Anno nuovo, app nuova. Parliamo di “Jelly” la neonata creatura dalle sembianze di una medusa partorita da Biz Stone, co-fondatore di Twitter, la cui identità è stata svelata qualche ora fa e che promette di mettere in crisi nientepopodimeno che “il” motore di ricerca di Google (che ormai ha sempre più nemici del calibro di Marissa Mayer).
“Jelly” è un servizio di social searching, sia in app che in sito, destinato ai possessori di dispositivi mobili che permette di porre domande su qualsiasi argomento e ricevere risposte, sfruttando il potere delle foto – vero must have di qualsiasi applicazione o piattaforma nata o “rinnovata” nell’anno appena concluso – e la rete delle proprie amicizie su Facebook e Twitter.
«Jelly cambia il modo in cui facciamo ricerche. Avere risposte dalle persone è molto diverso che averle da un algoritmo», spiega Biz Stone sul blog di “Jelly”, e cita anche una famosa frase di Albert Einstein, «l’informazione non è conoscenza, la sola fonte di conoscenza è l’esperienza».
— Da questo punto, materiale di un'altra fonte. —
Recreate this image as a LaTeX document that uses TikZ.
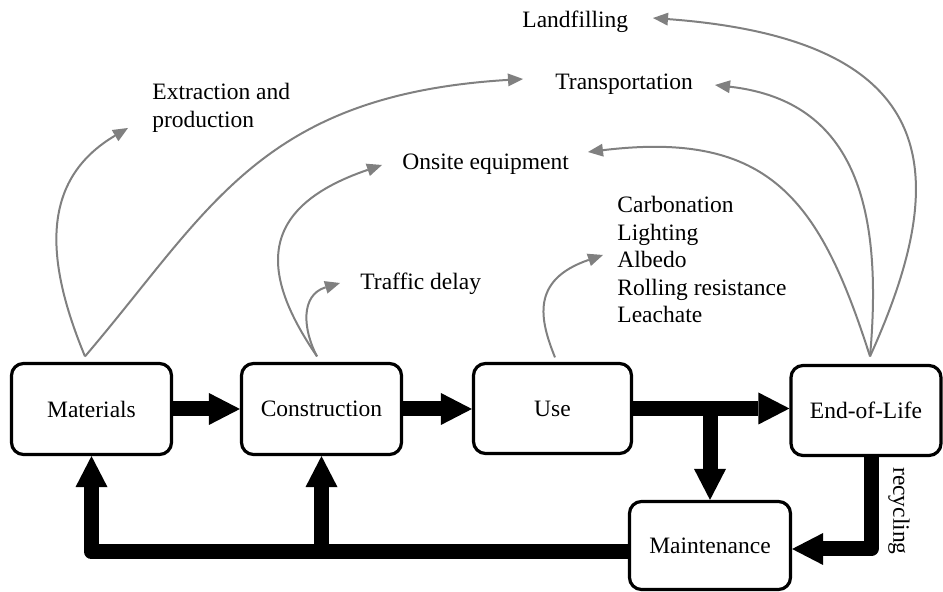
\documentclass[tikz,border=0pt]{standalone}
\usepackage{fontspec}
\setmainfont{Liberation Serif}
\usetikzlibrary{arrows.meta}
\begin{document}
\begin{tikzpicture}[x=0.5pt,y=-0.5pt,
  font=\fontsize{11.75}{14}\selectfont,
  box/.style={draw, line width=1.6pt, rounded corners=6pt, inner sep=0pt, align=center},
  flow/.style={line width=7.5pt, -{Triangle[length=15.5pt,width=16pt,line width=0pt]}},
  effect/.style={draw=gray, line width=1pt, -{Triangle[length=7.5pt,width=6.5pt,line width=0pt]}},
  lbl/.style={inner sep=0pt, anchor=base west, align=left}]
\useasboundingbox (0,0) rectangle (943,592);

% boxes
\node[box, minimum width=80pt, minimum height=45.5pt] (mat) at (91.5,409) {Materials};
\node[box, minimum width=80pt, minimum height=45.5pt] (con) at (321.5,409) {Construction};
\node[box, minimum width=79pt, minimum height=45pt] (use) at (552.5,408.5) {Use};
\node[box, minimum width=75pt, minimum height=45pt] (eol) at (866,410.5) {End-of-Life};
\node[box, minimum width=80.5pt, minimum height=44pt] (mnt) at (710,545.5) {Maintenance};

% labels (base anchor = baseline of the last line)
\node[lbl] (ext) at (152,128) {Extraction and\\production};
\node[lbl] (trn) at (555,90) {Transportation};
\node[lbl] (lnd) at (522,28) {Landfilling};
\node[lbl] (ons) at (402,170) {Onsite equipment};
\node[lbl] (trf) at (360,290) {Traffic delay};
\node[lbl, font=\fontsize{11.75}{13.75}\selectfont] (usex) at (617,323) {Carbonation\\Lighting\\Albedo\\Rolling resistance\\Leachate};
\node[rotate=-90, inner sep=0pt] (rec) at (899,511) {recycling};

% main flows
\draw[flow] (mat) -- (con);
\draw[flow] (con.east) -- (con.east -| use.west);
\draw[flow] (use.east) -- (use.east -| eol.west);
\draw[flow] (use.east -| mnt.north) -- (mnt.north);
\draw[flow, line join=round] ([xshift=2.5pt]eol.south) |- ([yshift=-1.75pt]mnt.east);
\coordinate (bl) at (93,552);
\draw[flow, line join=round] (mnt.west |- bl) -| (mat.south);
\draw[flow] (con.south |- bl) -- (con.south);

% effect origins and targets
\coordinate (m0) at ([xshift=-3.25pt,yshift=2.75pt]mat.north);
\coordinate (c0) at ([xshift=-2.25pt,yshift=2.75pt]con.north);
\coordinate (u0) at ([xshift=1.25pt,yshift=2.25pt]use.north);
\coordinate (e0) at ([xshift=2pt,yshift=3.75pt]eol.north);
\coordinate (tExt) at (128,128);
\coordinate (tTrnA) at (523,79);
\coordinate (tOns) at (382,165);
\coordinate (tTrf) at (340,283);
\coordinate (tUse) at (603,255);
\coordinate (tLnd) at (653,18);
\coordinate (tTrnB) at (715,85);
\coordinate (tOnsB) at (588,152);

\draw[effect] (m0) .. controls (45,260) and (40,180) .. (tExt);
\draw[effect] (m0) .. controls (210,210) and (260,95) .. (tTrnA);
\draw[effect] (c0) .. controls (265,280) and (250,210) .. (tOns);
\draw[effect] (c0) .. controls (303,330) and (300,295) .. (tTrf);
\draw[effect] (u0) .. controls (540,320) and (530,280) .. (tUse);
\draw[effect] (e0) .. controls (950,180) and (950,40) .. (tLnd);
\draw[effect] (e0) .. controls (885,190) and (845,100) .. (tTrnB);
\draw[effect] (e0) .. controls (820,200) and (770,130) .. (tOnsB);
\end{tikzpicture}
\end{document}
Ok, possiamo anche apprezzare lo sforzo dialettico e l’operazione di marketing messa a punto da Mr. Stone, ma “Jelly” è, sinceramente, tutto fuorché incredibilmente innovativa. Dopo l’estenuante attesa di questi mesi per conoscerne le potenzialità (periodo durante il quale “Jelly” è stata sottoposta a un rodaggio invisibile) e un giro di finanziamenti fatti da nomi altisonanti (tipo Bono Vox degli U2 e l’ex vice presidente degli Stati Uniti Al Gore) le aspettative erano altine.
E invece, il co-founder di Twitter non ha mostrato particolare originalità, innanzitutto, nella scelta del nome di battesimo della sua start-up. Perché mai? Vi chiederete. E allora provate, tastiera alla mano, a cercare su Internet il sito dedicato all’app. Vi accorgerete che “Jelly”, che vuol dire letteralmente gelatina, è praticamente impossibile da rintracciare nel mare magnum dei risultati di ricerca. In secundis, il termine “Jelly” è già stato utilizzato proprio da Google per una delle versioni del sistema operativo Android, nello specifico “Jelly Bean” (gaffe o scelta ragionata? Bah.).
E poi veniamo alla “meccanica” dell’app. Anche qui nessuna novità di portata eccezionale. Il sistema del Question&Answer di “Jelly” non è affatto sconosciuto nel panorama internettiano, basti pensare a Quora, la rete sociale lanciata nel 2009 dedicata all’informazione, dove gli utenti possono pubblicare domande e risposte su qualunque argomento. O Yahoo! Answers, il servizio web messo a disposizione gratuitamente dalla Yahoo! Corporation che permette di inviare domande e ricevere risposte su ogni argomento dall’ormai lontano 2005. O, volendone citare altri, LinkedIn, Answerbag, Quag e Answers.com.
Sì, è vero, il cavallo di battaglia di “Jelly” sono le foto. Ma bisognerà capire quanto questo diverso (quanto poco nuovo) modo di scattare e condividere foto riuscirà a conquistare gli utenti, tanto da convincerli ad abbandonare l’amatissimo Instagram (che conta ad oggi 150 milioni di utenti attivi al mese e vanta la condivisione di 55 milioni di foto al giorno).
Ma mai giungere a conclusioni troppo affrettate. Diamo tempo al tempo. Chissà, magari sarà proprio Mark Zuckerberg a scatenare la “Jelly-mania”, visto che ne è diventato involontariamente testimonial finendoci immortalato da Ben Schaenter, Mobile Product Manager di Yahoo!, che ha pubblicato la foto del fondatore di Facebook che messaggiava dal proprio cellulare mentre era alla guida della sua auto. «Mark Zuckerberg texting and driving. How do you respond?», si legge nella finestrella di testo accanto allo scatto. Risultato: la domanda ha immediatamente scatenato migliaia di risposte.